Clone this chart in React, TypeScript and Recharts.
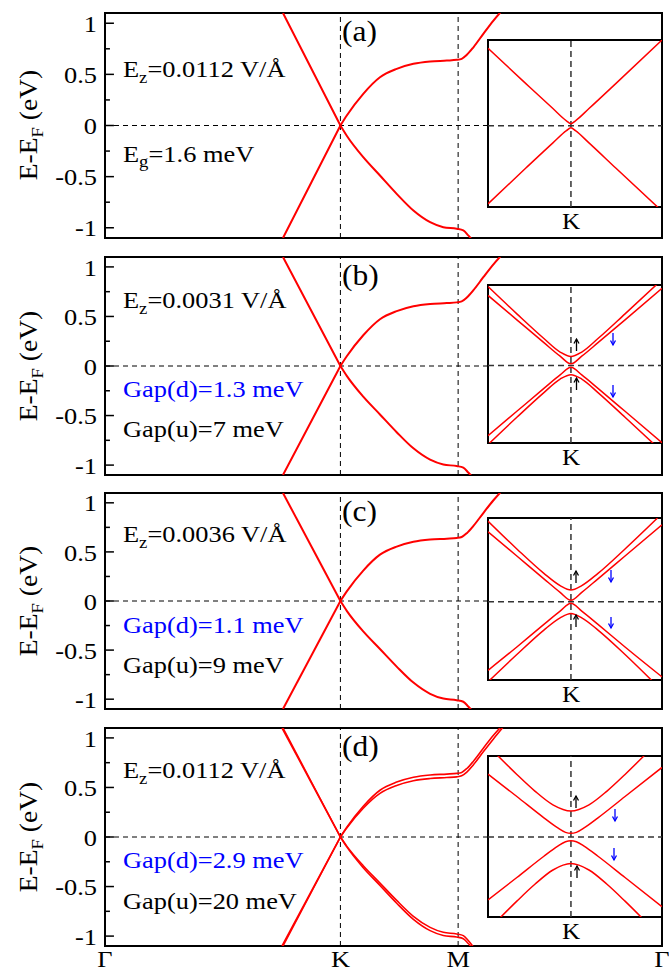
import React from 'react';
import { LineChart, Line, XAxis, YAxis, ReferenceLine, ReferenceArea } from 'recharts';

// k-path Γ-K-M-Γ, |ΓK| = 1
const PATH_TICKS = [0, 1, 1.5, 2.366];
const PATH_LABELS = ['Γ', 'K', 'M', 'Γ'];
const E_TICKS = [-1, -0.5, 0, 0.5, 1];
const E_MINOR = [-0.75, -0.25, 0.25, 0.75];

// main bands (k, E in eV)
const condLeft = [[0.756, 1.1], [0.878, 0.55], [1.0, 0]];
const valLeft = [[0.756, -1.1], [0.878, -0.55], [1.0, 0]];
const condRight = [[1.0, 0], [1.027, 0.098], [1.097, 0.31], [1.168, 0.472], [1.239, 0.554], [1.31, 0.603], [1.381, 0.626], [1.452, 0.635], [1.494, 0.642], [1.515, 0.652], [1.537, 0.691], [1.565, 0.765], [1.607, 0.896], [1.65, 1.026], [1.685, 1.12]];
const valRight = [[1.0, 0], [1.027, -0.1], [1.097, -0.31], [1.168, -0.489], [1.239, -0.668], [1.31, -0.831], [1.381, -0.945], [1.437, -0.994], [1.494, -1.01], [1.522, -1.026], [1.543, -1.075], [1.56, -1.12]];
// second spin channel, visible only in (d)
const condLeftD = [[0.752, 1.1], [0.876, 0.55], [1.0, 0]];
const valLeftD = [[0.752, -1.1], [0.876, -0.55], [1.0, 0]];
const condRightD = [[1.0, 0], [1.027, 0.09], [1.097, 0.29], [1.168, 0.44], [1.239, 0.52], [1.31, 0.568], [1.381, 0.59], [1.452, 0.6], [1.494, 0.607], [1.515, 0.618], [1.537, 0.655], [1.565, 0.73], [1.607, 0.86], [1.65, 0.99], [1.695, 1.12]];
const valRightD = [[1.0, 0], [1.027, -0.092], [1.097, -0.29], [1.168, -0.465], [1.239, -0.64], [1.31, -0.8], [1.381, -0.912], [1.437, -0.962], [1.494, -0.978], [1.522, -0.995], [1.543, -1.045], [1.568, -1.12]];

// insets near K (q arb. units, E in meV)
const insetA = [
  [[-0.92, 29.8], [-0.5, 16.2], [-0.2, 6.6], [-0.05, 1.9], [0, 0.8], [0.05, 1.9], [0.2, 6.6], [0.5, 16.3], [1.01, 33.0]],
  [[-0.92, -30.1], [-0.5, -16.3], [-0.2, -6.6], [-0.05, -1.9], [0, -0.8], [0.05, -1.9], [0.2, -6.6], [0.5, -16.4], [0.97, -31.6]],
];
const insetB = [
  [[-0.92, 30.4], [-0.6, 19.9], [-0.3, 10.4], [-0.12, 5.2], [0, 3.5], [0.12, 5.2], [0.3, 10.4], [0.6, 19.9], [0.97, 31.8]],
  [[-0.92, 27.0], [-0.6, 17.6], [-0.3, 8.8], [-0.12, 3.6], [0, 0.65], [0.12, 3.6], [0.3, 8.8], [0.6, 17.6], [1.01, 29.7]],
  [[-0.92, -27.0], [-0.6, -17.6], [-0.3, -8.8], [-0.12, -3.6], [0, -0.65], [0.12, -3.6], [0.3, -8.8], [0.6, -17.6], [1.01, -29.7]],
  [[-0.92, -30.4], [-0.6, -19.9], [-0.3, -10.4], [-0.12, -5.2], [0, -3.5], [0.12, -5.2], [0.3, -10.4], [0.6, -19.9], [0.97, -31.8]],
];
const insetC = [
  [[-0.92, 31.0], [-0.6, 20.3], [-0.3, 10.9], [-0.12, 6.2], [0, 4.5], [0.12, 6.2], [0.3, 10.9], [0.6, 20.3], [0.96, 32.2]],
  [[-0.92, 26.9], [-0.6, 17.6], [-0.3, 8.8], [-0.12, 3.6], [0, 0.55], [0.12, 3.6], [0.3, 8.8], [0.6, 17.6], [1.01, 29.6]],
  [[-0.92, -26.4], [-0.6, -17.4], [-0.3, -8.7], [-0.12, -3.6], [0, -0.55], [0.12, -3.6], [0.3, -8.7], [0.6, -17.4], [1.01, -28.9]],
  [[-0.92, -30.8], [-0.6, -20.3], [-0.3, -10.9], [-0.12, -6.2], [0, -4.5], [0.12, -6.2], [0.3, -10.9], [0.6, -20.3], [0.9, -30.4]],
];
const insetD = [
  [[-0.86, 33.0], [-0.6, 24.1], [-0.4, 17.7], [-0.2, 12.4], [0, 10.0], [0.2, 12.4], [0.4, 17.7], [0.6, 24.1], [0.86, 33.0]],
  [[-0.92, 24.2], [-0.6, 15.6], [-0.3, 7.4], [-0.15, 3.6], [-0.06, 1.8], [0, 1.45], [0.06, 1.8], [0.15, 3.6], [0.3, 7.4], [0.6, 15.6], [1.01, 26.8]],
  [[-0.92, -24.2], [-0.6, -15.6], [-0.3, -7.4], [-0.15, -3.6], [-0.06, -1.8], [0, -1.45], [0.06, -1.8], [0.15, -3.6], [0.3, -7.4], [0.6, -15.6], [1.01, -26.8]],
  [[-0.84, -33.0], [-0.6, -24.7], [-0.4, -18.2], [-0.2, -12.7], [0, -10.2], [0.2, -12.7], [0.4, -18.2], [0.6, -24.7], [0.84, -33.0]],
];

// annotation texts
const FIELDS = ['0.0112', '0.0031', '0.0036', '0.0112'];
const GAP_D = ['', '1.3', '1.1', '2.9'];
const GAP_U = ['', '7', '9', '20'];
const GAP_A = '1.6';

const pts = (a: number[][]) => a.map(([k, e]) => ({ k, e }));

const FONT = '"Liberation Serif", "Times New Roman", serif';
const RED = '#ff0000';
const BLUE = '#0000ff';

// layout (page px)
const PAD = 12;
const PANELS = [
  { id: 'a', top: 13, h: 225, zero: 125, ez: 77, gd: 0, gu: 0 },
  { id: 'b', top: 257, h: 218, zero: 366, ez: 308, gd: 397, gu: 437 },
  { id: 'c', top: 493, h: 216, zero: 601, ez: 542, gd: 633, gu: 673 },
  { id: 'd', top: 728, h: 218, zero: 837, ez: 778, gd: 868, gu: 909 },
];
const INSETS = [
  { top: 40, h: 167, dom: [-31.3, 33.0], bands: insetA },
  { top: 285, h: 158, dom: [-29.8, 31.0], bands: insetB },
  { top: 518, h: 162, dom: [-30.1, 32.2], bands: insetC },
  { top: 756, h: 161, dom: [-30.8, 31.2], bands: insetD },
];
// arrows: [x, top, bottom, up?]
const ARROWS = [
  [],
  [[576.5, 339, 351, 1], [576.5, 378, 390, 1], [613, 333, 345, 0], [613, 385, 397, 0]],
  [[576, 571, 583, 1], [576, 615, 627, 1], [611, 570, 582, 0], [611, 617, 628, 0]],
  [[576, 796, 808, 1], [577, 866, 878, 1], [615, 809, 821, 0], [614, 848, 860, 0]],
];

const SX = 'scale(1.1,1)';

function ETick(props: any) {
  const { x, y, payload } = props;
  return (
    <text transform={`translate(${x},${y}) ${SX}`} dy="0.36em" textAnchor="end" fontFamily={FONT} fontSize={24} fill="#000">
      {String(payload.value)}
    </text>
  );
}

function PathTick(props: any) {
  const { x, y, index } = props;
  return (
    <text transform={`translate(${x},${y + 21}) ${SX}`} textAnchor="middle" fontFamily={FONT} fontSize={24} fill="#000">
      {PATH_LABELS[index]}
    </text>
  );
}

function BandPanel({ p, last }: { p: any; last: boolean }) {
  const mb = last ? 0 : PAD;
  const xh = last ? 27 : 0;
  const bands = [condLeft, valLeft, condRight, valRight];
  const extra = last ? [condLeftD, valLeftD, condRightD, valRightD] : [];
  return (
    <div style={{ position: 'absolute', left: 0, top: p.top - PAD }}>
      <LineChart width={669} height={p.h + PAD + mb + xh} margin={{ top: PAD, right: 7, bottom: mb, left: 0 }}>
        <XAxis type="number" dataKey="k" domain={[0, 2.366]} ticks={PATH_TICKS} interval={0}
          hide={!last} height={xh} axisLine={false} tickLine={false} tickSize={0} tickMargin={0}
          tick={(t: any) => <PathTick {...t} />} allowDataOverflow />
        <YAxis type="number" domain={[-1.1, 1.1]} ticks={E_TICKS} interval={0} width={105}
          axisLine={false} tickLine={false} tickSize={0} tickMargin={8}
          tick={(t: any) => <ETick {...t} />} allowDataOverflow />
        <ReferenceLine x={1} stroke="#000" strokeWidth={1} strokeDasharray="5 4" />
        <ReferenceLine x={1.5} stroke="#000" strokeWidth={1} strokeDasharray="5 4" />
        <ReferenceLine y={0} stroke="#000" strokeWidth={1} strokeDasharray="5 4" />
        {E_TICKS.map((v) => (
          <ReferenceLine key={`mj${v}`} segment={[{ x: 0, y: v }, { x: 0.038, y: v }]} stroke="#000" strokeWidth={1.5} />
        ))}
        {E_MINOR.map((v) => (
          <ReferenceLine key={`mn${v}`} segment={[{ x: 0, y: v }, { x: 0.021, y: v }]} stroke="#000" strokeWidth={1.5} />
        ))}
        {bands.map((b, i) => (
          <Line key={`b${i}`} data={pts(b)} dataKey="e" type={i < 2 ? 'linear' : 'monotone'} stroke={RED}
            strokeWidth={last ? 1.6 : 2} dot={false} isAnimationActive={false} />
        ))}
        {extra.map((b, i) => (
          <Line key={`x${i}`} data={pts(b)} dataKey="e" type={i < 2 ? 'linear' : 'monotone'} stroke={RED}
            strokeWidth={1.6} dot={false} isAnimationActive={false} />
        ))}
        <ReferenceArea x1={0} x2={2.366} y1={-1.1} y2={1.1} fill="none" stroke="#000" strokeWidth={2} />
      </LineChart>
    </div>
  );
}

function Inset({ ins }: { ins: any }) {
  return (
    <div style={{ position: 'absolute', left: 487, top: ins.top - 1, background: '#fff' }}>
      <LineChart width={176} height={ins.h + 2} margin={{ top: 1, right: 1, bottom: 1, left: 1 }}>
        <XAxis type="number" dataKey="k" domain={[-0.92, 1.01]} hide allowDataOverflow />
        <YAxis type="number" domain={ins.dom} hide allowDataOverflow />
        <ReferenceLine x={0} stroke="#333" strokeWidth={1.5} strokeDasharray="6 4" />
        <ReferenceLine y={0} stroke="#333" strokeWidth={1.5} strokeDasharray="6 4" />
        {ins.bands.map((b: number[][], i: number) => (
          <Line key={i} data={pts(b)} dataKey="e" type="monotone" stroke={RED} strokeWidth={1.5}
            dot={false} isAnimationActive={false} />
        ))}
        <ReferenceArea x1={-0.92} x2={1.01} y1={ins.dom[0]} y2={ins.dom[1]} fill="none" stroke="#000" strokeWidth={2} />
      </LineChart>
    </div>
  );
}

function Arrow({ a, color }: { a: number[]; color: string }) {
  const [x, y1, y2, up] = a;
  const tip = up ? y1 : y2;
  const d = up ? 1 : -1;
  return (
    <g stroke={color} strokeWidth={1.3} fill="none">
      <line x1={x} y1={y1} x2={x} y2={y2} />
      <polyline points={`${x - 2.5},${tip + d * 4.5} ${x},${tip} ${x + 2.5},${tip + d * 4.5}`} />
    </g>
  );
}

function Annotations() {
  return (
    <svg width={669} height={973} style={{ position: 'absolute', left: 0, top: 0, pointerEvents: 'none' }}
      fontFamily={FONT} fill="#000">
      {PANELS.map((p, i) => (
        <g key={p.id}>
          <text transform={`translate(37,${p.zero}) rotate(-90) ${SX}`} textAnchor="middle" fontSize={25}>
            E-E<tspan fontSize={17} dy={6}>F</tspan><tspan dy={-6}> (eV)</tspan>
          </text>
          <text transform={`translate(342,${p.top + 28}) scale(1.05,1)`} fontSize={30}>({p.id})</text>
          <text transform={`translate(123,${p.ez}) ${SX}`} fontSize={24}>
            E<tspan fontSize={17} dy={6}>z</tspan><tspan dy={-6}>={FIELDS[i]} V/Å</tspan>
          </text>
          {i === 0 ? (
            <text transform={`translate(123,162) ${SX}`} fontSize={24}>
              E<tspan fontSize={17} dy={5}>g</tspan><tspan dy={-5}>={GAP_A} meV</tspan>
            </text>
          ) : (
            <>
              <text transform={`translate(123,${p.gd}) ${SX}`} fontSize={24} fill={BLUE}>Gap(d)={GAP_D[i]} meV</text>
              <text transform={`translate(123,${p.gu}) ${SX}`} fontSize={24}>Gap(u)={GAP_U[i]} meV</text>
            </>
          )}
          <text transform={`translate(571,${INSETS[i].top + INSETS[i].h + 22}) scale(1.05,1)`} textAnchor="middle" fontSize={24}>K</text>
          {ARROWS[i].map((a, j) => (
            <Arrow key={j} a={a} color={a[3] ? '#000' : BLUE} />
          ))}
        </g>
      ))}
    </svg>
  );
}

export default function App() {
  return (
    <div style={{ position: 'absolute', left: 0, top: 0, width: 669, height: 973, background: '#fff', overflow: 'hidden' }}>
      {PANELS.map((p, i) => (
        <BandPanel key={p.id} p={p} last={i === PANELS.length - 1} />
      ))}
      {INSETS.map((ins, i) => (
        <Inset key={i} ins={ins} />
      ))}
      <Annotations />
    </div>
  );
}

* _JOB_
Scan the material above for the string "React" and report each line where you find it.

* _SOLUTION TO THIS EXERCISE_
Clone this chart in React, TypeScript and Recharts.
import React from 'react';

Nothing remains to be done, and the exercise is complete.